The Compounding Calculator is a growth-projection tool that shows how a balance would change over a series of periods if a fixed percentage return were applied each period. It answers the hypothetical question 'if this exact rate repeated every period, where would the balance end up?' It is illustrative math, not a forecast.

How to use it

  1. Enter your starting balance, the assumed return per period, and the number of periods you want to project across.
  2. The calculator applies the return to the running balance each period, so each period grows on top of the previous result.
  3. Read the highlighted ending balance as a purely hypothetical figure that assumes the same return repeats every single period without a single losing one.
  4. Change the assumed rate to see how sensitive the projection is; small changes in the per-period rate produce large swings in the end figure.

How it's calculated

Compounding uses the standard formula ending_balance = starting_balance x (1 + r)^n, where r is the return per period expressed as a decimal and n is the number of periods.

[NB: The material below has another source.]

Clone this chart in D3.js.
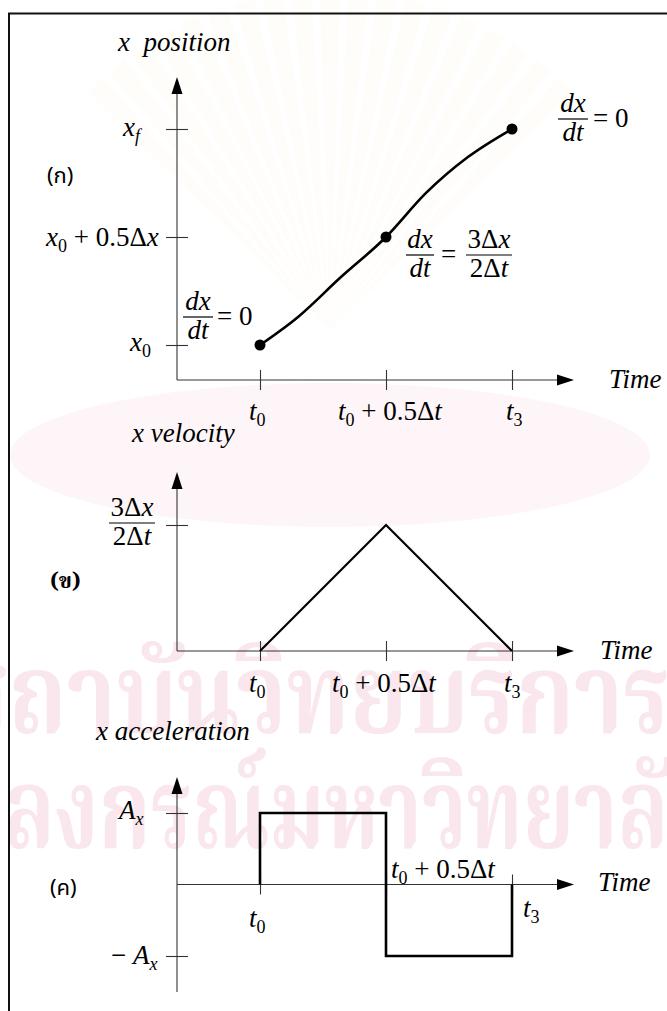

Each period's gain is calculated on the new, larger balance rather than the original, which is what makes the growth curve accelerate over time.

Frequently asked

What does a compounding calculator show?

A compounding calculator shows the hypothetical ending balance if a fixed percentage return were applied and reinvested each period. It illustrates the mechanics of compound growth, not an expected outcome.

Why does the final number look so large?

Because compounding applies each period's return to an ever-larger balance, so gains build on prior gains. This also means the projection assumes an unbroken run of identical returns, which does not happen in real trading.

Can I use a compounding calculator to predict my account growth?

No. It projects one fixed assumption forward; real returns vary, include losing periods, and are affected by costs and drawdowns the model ignores.

Keep in mind: This is illustrative math, not a forecast: it assumes the same return repeats every period with no losing periods, no drawdowns and no costs, so the ending figure does not represent an expected or achievable result.